Production and Exports Also Strong
Domestic vehicle production meanwhile continued to improve in August, backed by stronger demand for vehicles both locally and abroad, although it stabilised somewhat compared with previous months. In the month, overall vehicle output grew 33% y/y to 305,042 units. Production of passenger cars increased 32% y/y in August to 246,000 units, while on a YTD basis, production volumes in the segment increased 33% y/y to 1.82 million units in the period. CV output rose by a further 35% y/y to 59,042 units in the month and is up 69.2% y/y to 472,925 units in the YTD. YTD sales in the CV segment were down 24.2% during the same period last year, which has helped the percentage rate of growth so far this year. CV output also improved thanks to the increase in availability of credit and strong economic growth so far this year.
Vehicle exports have been at an all-time high recently thanks to strong demand for models such as the Maruti Suzuki A-Star (known as the Alto in some markets) and the Hyundai i10 and i20 in European markets. However, export demand has stabilised so far this year compared with last, and this is reflected in the marginal decline in total exports of 1% y/y to 44,484 units during the month. This was largely due to a 7% y/y decline in export volumes of passenger car models in the month to 38,279 units. However, CV exports continued to register significant growth in the month, at 80% y/y to 6,205 units. Meanwhile, on a YTD basis, passenger car exports have increased 16.8% y/y to 296,996 units in the period, compared with a rise of 33.1% y/y during the same period last year. CV exports are up 99.2% y/y to 40,363 units in the YTD, helped by a lower base of comparison as CV exports were down 48.6% y/y in the same period of 2009.
Outlook and Implications
Despite a substantial increase in overall pricing due to the partial withdrawal of stimulus measures and rising raw material costs in the country, sales volumes maintained their strong growth momentum in August. In addition, the implementation of new emissions norms across 13 major cities in India has had the dual effect of offering new engine options and increasing prices, but this has not dampened demand. This is attributable to strong economic expansion, positive consumer sentiment, favourable interest rates, and an increase in disposable income. Furthermore, a slew of new model launches in the volume small-car segment during February and March, backed by aggressive pricing strategies and favourable interest rates, has meant that these price increases have had little material impact on the market. Indian GDP grew 7.6% in fiscal year (FY) 2009/10 and expanded 8.8% in the first quarter of FY 2010/11. Growth is expected to stabilise at around 8.1% in FY 2010/11, according to IHS Automotive estimates, compared with the Reserve Bank of India's (RBI) forecast of 8.5%. The RBI announced a further increase in its key policy repo rate (by 25 basis points) and its reverse repo rate (by 50 basis points), to 5.75% and 4.5%, respectively, during its first-quarter review of monetary policy in July, and it is signalling further tightening in the months ahead. Wholesale price inflation has spiralled upwards dramatically in recent months, mostly because of supply-related factors, and it currently hovers near 10%. Prior to 2008, the decline in inflation in recent years had been achieved through supply-side liberalisation, including deregulation and reduction of tariffs and subsidies. Consumer price index (CPI) inflation is expected to average 11.3% in 2010 and 6.7% in 2011, higher than the trend seen in recent years because of supply-side factors and robust domestic economic activity.

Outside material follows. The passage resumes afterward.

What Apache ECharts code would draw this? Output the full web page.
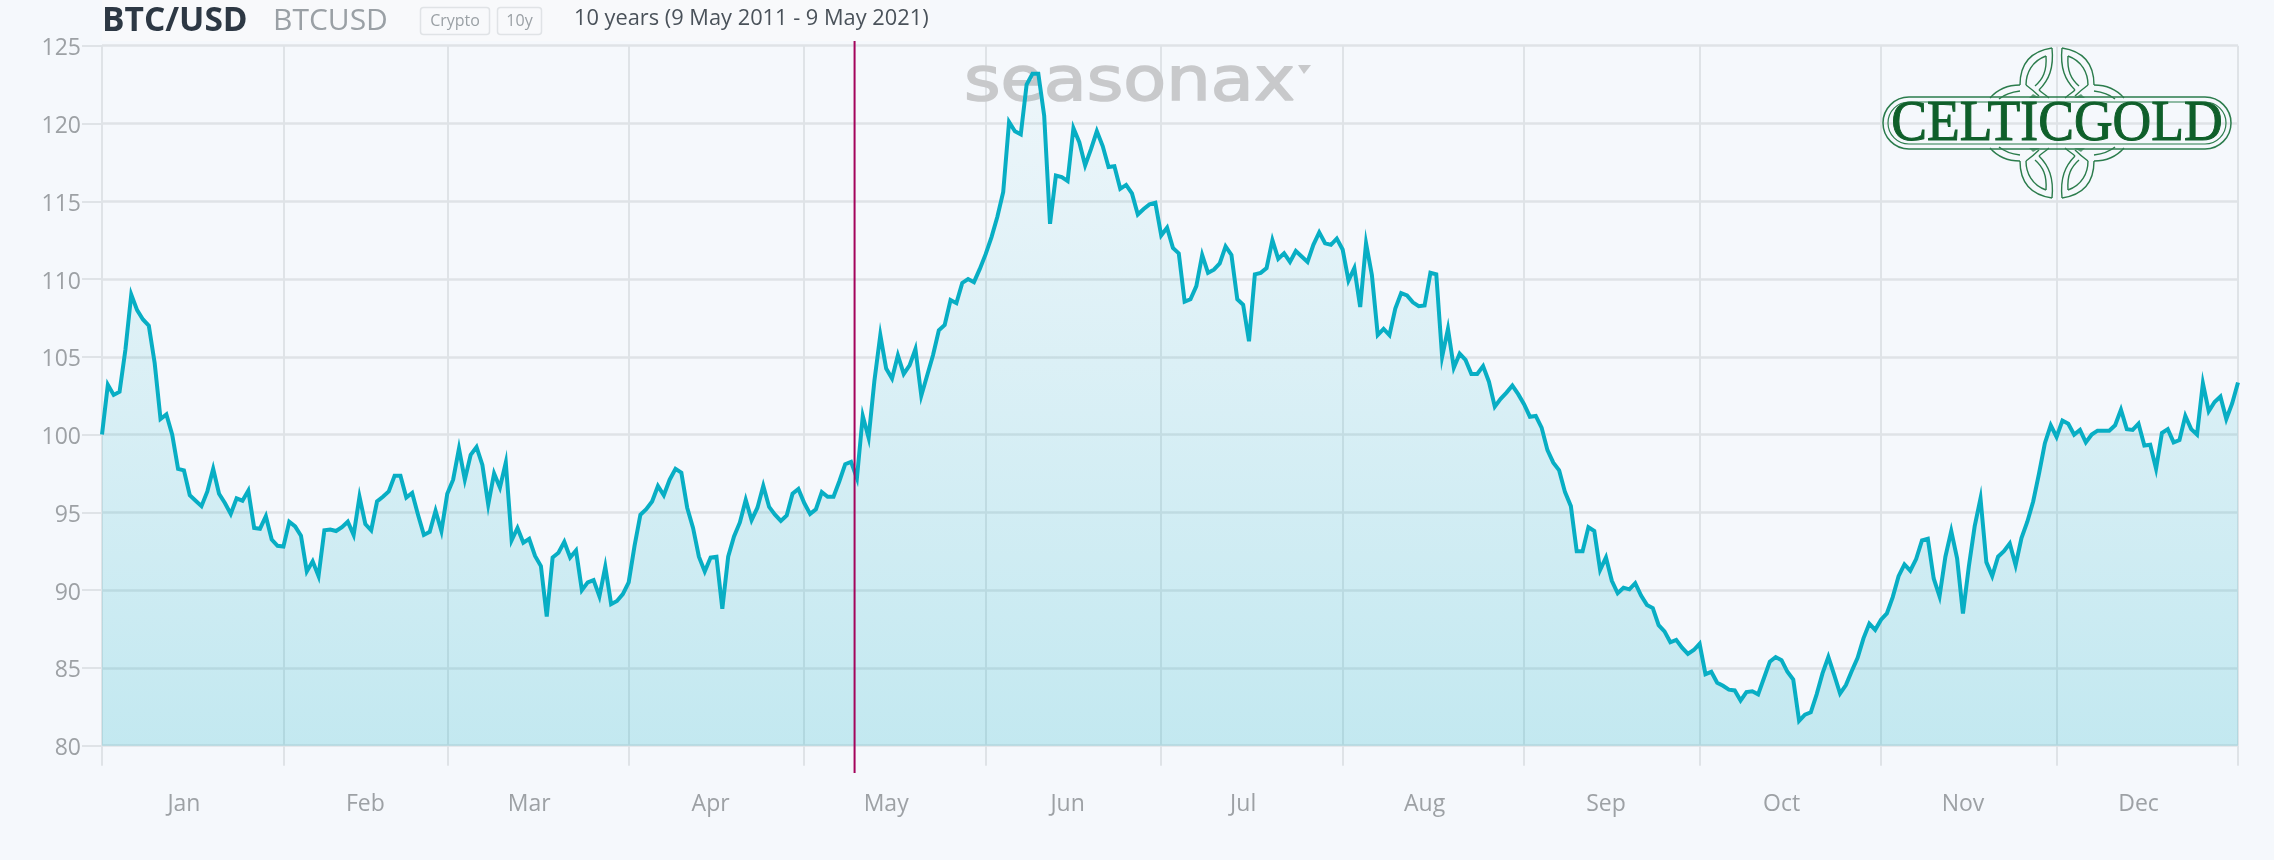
<!DOCTYPE html>
<html>
<head>
<meta charset="utf-8">
<script src="https://cdn.jsdelivr.net/npm/echarts@6/dist/echarts.min.js"></script>
<style>html,body{margin:0;padding:0;background:#f5f8fc}#c{width:2274px;height:860px}</style>
</head>
<body>
<div id="c"></div>
<script>
const monthNames = ['Jan','Feb','Mar','Apr','May','Jun','Jul','Aug','Sep','Oct','Nov','Dec'];
const monthStarts = [0,31,59,90,120,151,181,212,243,273,304,334,365];
const monthLabelDays = [14,45,73,104,134,165,195,226,257,287,318,348];
const todayMarker = 128.6;
const valuesJan = [100,103.2,102.55,102.75,105.45,109,108,107.4,107,104.6,101,101.3,100,97.8,97.7,96.1,95.75,95.4,96.35,97.8,96.2,95.6,94.9,95.9,95.75,96.4,94,93.95,94.75,93.25,92.85];
const valuesFeb = [92.8,94.4,94.1,93.5,91.2,91.85,90.9,93.85,93.9,93.8,94.05,94.4,93.55,96,94.25,93.85,95.7,96,96.35,97.35,97.35,95.95,96.25,94.85,93.55,93.75,95.1,93.8];
const valuesMar = [96.2,97.1,99.1,97.1,98.7,99.2,98.05,95.5,97.5,96.6,98.2,93.2,94,93.05,93.3,92.2,91.55,88.3,92.1,92.4,93.1,92.1,92.55,90,90.5,90.65,89.6,91.5,89.1,89.3,89.75];
const valuesApr = [90.5,92.85,94.85,95.2,95.7,96.7,96.1,97.1,97.8,97.55,95.3,94,92.15,91.2,92.1,92.15,88.8,92.15,93.45,94.35,95.8,94.5,95.3,96.7,95.35,94.85,94.45,94.8,96.2,96.5];
const valuesMay = [95.6,94.9,95.2,96.3,96,96,97,98.1,98.25,97.2,101.2,99.8,103.5,106.4,104.25,103.6,105.1,103.9,104.45,105.5,102.5,103.8,105.1,106.7,107.05,108.65,108.45,109.75,110,109.8,110.65];
const valuesJun = [111.6,112.7,114,115.6,120.1,119.5,119.3,122.5,123.2,123.2,120.5,113.55,116.65,116.55,116.3,119.7,118.8,117.3,118.35,119.5,118.55,117.2,117.25,115.8,116.05,115.5,114.15,114.5,114.8,114.9];
const valuesJul = [112.8,113.3,112,111.65,108.55,108.7,109.55,111.55,110.4,110.6,111,112.1,111.55,108.7,108.35,106,110.3,110.4,110.7,112.5,111.3,111.65,111.1,111.8,111.45,111.1,112.2,113,112.3,112.2,112.6];
const valuesAug = [111.9,109.9,110.7,108.2,112.3,110.25,106.4,106.8,106.4,108.1,109.1,108.95,108.5,108.25,108.3,110.4,110.3,105,106.8,104.3,105.2,104.8,103.9,103.9,104.4,103.4,101.8,102.3,102.7,103.15,102.6];
const valuesSep = [101.95,101.15,101.2,100.45,99,98.2,97.7,96.3,95.4,92.5,92.5,94.05,93.8,91.3,92.1,90.6,89.8,90.15,90.05,90.45,89.65,89.05,88.85,87.75,87.35,86.65,86.8,86.3,85.9,86.15];
const valuesOct = [86.55,84.6,84.75,84.05,83.85,83.6,83.55,82.9,83.45,83.5,83.3,84.35,85.4,85.7,85.5,84.75,84.25,81.6,82,82.15,83.3,84.65,85.7,84.55,83.35,83.9,84.8,85.65,86.9,87.85,87.45];
const valuesNov = [88.1,88.5,89.55,90.9,91.65,91.25,92,93.2,93.3,90.75,89.6,92.15,93.8,92.05,88.5,91.5,94.1,95.9,91.8,90.9,92.15,92.5,93,91.6,93.35,94.4,95.7,97.5,99.45,100.6];
const valuesDec = [99.85,100.9,100.7,100,100.3,99.5,100,100.25,100.25,100.25,100.6,101.6,100.35,100.3,100.7,99.3,99.35,97.8,100.1,100.35,99.5,99.65,101.2,100.35,100,103.3,101.5,102.1,102.45,101,102,103.35];
const seriesValues = [].concat(valuesJan,valuesFeb,valuesMar,valuesApr,valuesMay,valuesJun,valuesJul,valuesAug,valuesSep,valuesOct,valuesNov,valuesDec);

const FONT = '"Open Sans"';
const GREY = '#9da1a5';
const GRID = '#dfe3e7';
const LOGO = '#2b7c4c';

function quadrant(sx, sy) {
  const curves = [
    [-5,-75,-25,-72,-37,-60,-37,-38],
    [-5,-75,-3,-55,-8,-43,-18,-33],
    [-11,-67,-25,-62,-31,-50,-31,-38],
    [-11,-67,-10,-52,-14,-44,-22,-37],
    [-67,-25,-60,-33,-50,-38,-37,-38],
    [-58,-24,-52,-29,-45,-31,-37,-32],
    [-18,-33,-15,-30,-11,-28,-8,-25],
    [-31,-38,-27,-35,-22,-31,-18,-27]
  ];
  const kids = curves.map(c => ({
    type:'bezierCurve', silent:true,
    shape:{x1:c[0],y1:c[1],cpx1:c[2],cpy1:c[3],cpx2:c[4],cpy2:c[5],x2:c[6],y2:c[7]},
    style:{stroke:LOGO, fill:null, lineWidth:1.4}
  }));
  kids.push({type:'polygon', silent:true, shape:{points:[[-28,-25],[-24,-29],[-17,-25]]}, style:{fill:LOGO, opacity:0.7}});
  return {type:'group', x:2057, y:123, scaleX:sx, scaleY:sy, silent:true, z:6, children:kids};
}

const chart = echarts.init(document.getElementById('c'), null, {renderer:'canvas'});
chart.setOption({
  animation:false,
  backgroundColor:'#f5f8fc',
  grid:[
    {left:102, top:45.7, width:2136, height:700},
    {left:102, top:41, width:2136, height:732}
  ],
  xAxis:[
    {type:'value', gridIndex:0, min:0, max:365,
     axisLine:{show:false},
     axisTick:{show:true, length:20, customValues:monthStarts, lineStyle:{color:GRID, width:2}},
     splitLine:{show:true, lineStyle:{color:GRID, width:2}},
     axisLabel:{show:true, customValues:monthLabelDays, margin:47, color:GREY, fontFamily:FONT, fontSize:23, hideOverlap:false, showMinLabel:true, showMaxLabel:true,
       formatter:v => monthNames[monthLabelDays.indexOf(v)] || ''}},
    {type:'value', gridIndex:1, min:0, max:365, show:false}
  ],
  yAxis:[
    {type:'value', gridIndex:0, min:80, max:125, interval:5,
     axisLine:{show:false},
     axisTick:{show:true, length:20, lineStyle:{color:GRID, width:2}},
     splitLine:{show:true, lineStyle:{color:GRID, width:2.5}},
     axisLabel:{margin:21, color:GREY, fontFamily:FONT, fontSize:23, verticalAlign:'top', lineHeight:6}},
    {type:'value', gridIndex:1, min:0, max:1, show:false}
  ],
  graphic:[
    {type:'rect', silent:true, z:1, shape:{x:102,y:0,width:828,height:41}, style:{fill:'#f8f9fb'}},
    {type:'text', silent:true, z:5, x:102, y:21, style:{text:'BTC/USD', font:'bold 33.5px "Open Sans"', fill:'#2d3844', verticalAlign:'middle'}},
    {type:'text', silent:true, z:5, x:273, y:21, style:{text:'BTCUSD', font:'30px "Open Sans"', fill:'#9aa0a5', verticalAlign:'middle'}},
    {type:'rect', silent:true, z:5, shape:{x:420.5,y:7.5,width:69,height:27,r:3}, style:{fill:'none',stroke:'#e0e3e6',lineWidth:1.5}},
    {type:'text', silent:true, z:5, x:455, y:21, style:{text:'Crypto', font:'16px "Open Sans"', fill:'#9aa0a5', align:'center', verticalAlign:'middle'}},
    {type:'rect', silent:true, z:5, shape:{x:497.5,y:7.5,width:44,height:27,r:3}, style:{fill:'none',stroke:'#e0e3e6',lineWidth:1.5}},
    {type:'text', silent:true, z:5, x:519.5, y:21, style:{text:'10y', font:'16px "Open Sans"', fill:'#9aa0a5', align:'center', verticalAlign:'middle'}},
    {type:'text', silent:true, z:5, x:574, y:19, style:{text:'10 years (9 May 2011 - 9 May 2021)', font:'21.8px "Open Sans"', fill:'#4a525a', verticalAlign:'middle'}},
    {type:'text', silent:true, z:1, x:964, y:84, scaleX:1.17, style:{text:'seasonax', font:'60px "DejaVu Sans"', fill:'#c8c9cb', stroke:'#c8c9cb', lineWidth:1.5, verticalAlign:'middle'}},
    {type:'polygon', silent:true, z:1, shape:{points:[[1298,65],[1311,65],[1304,74]]}, style:{fill:'#c8c9cb'}},
    {type:'rect', silent:true, z:6, shape:{x:1883,y:97,width:348,height:52,r:26}, style:{fill:'none',stroke:LOGO,lineWidth:1.5}},
    {type:'rect', silent:true, z:6, shape:{x:1888,y:102,width:338,height:42,r:21}, style:{fill:'none',stroke:LOGO,lineWidth:1.2}},
    {type:'text', silent:true, z:6, x:2057, y:125, scaleX:0.94, style:{text:'CELTICGOLD', font:'57px "Liberation Serif"', fill:'#0f5f2a', stroke:'#0f5f2a', lineWidth:1, verticalAlign:'middle', align:'center'}},
    quadrant(1,1), quadrant(-1,1), quadrant(1,-1), quadrant(-1,-1)
  ],
  series:[
    {type:'line', xAxisIndex:0, yAxisIndex:0, z:3,
     data:seriesValues.map((v,i)=>[i,v]),
     showSymbol:false, smooth:false, sampling:false,
     lineStyle:{color:'#08aec4', width:4, join:'miter', miterLimit:8},
     areaStyle:{origin:'start', opacity:1, color:{type:'linear',x:0,y:0,x2:0,y2:1,colorStops:[
       {offset:0,color:'rgba(8,174,196,0.03)'},{offset:1,color:'rgba(8,174,196,0.21)'}]}}},
    {type:'line', xAxisIndex:1, yAxisIndex:1, z:4,
     data:[[todayMarker,0],[todayMarker,1]],
     showSymbol:false, lineStyle:{color:'#a3045c', width:2}}
  ]
});
</script>
</body>
</html>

Meanwhile, vehicle exports from India declined in August compared with previous months because of a sharp decline in demand for small cars in overseas markets. Exports accounted for 17.4% of Indian automakers' total vehicle sales in August. Maruti Suzuki saw its exports decline by 18.4% y/y to 12,117 units. Meanwhile, Hyundai India's export volumes fell 12.3% y/y to 22,035 units. Exports from India have stabilised in recent months and automakers are increasingly exploring new overseas markets to sustain sales. Exports are expected to grow in future with the addition of Nissan's new Chennai plant and the plans by Ford India to export its small-car models to South Africa, and the long-term view of India as a cost-effective small-car production location looks set to continue.

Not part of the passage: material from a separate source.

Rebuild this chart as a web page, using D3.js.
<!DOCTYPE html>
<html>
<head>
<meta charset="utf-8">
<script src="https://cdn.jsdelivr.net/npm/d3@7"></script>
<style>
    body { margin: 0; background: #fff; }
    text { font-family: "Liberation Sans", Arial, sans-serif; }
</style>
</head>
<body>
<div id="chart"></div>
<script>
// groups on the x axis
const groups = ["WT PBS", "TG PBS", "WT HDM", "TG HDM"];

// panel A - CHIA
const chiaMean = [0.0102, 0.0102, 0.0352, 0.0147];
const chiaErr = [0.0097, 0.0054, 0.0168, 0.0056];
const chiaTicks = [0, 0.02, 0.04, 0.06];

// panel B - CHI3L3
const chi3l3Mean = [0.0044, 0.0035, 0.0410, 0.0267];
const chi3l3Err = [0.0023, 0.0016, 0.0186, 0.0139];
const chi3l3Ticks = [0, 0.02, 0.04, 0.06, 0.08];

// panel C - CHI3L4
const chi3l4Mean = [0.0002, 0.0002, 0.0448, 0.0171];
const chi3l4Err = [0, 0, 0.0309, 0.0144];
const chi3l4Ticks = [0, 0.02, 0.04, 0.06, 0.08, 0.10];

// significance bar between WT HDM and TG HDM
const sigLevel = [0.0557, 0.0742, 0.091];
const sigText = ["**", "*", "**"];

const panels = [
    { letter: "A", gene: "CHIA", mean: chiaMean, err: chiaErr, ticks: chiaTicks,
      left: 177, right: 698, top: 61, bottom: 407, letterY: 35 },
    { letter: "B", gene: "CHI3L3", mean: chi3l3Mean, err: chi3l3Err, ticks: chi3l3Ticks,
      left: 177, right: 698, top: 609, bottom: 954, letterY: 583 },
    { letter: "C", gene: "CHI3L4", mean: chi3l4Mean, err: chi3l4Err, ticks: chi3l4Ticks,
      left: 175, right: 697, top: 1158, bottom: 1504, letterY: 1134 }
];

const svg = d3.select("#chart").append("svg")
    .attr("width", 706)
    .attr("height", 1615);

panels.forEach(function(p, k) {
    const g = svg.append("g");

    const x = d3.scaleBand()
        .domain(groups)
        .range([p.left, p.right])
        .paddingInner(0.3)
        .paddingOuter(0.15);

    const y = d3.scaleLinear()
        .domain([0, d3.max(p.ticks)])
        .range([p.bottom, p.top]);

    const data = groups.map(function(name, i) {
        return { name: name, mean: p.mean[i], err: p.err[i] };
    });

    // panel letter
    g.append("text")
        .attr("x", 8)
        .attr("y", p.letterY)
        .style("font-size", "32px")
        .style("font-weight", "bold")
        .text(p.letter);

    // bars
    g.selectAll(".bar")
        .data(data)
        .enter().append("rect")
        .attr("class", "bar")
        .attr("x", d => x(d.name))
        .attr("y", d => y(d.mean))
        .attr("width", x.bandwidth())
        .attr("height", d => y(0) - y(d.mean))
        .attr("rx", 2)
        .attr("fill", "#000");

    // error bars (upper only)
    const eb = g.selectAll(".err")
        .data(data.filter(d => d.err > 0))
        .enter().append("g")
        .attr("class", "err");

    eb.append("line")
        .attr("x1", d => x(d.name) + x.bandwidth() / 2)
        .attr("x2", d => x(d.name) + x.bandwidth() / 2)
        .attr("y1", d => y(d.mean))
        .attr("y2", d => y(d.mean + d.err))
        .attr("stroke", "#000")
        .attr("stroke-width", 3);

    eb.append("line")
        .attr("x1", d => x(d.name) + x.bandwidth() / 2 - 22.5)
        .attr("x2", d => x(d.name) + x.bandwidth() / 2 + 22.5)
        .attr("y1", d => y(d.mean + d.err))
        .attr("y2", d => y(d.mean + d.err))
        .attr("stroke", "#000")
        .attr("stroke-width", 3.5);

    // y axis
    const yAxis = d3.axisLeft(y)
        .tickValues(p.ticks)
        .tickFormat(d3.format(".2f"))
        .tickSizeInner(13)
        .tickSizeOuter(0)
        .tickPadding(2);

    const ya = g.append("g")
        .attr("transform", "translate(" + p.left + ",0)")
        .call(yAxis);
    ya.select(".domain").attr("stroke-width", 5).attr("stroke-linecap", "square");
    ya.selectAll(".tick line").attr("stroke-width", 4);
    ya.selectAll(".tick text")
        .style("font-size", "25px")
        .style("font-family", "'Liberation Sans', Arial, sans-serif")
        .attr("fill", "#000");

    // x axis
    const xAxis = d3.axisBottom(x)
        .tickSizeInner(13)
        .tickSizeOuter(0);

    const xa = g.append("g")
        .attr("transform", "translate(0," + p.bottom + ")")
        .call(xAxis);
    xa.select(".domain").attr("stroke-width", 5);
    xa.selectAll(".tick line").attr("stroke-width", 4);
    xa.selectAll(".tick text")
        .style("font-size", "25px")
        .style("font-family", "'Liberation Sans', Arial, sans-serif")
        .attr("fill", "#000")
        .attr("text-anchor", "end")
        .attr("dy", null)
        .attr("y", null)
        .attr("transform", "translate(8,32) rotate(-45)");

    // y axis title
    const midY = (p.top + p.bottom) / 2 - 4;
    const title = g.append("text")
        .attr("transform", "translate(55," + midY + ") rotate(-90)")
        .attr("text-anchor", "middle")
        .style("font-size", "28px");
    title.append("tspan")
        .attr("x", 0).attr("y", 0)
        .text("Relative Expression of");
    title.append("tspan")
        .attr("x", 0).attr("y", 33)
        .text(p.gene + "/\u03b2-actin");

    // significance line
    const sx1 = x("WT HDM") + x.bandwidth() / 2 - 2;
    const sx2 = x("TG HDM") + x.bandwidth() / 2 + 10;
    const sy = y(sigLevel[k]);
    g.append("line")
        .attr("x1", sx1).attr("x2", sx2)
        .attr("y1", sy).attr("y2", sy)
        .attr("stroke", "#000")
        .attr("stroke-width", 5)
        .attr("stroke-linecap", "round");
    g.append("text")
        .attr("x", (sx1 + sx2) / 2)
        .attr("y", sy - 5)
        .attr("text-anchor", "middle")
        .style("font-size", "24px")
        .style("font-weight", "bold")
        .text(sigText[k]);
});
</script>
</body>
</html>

The Indian economy has provoked much optimism so far this year, with a healthy employment situation in large cities, stable interest rates, a focus on infrastructure development, and overall strong macro-economic indicators. However, SIAM director-general Vishnu Mathur has previously said, "Key challenges, during the rest of the year, will be availability of finance, interest rates and commodity prices. We have not yet seen a major impact on lending rates but banks are cautioning us that rates could rise in the short term." SIAM forecasts passenger car sales in India to grow by 13% y/y to around 1.71 million units in FY 2010/11, while it expects CV sales to increase by 19% y/y to around 620,000 units. IHS Automotive predicts passenger car sales to increase 26.5% y/y during 2010 to around 1.94 million units, while overall vehicle sales are forecast to increase by 30% y/y to over 2.94 million units, supported by a strong revival in demand for CVs, which is expected to grow by around 37.5% y/y to upwards of 1 million units.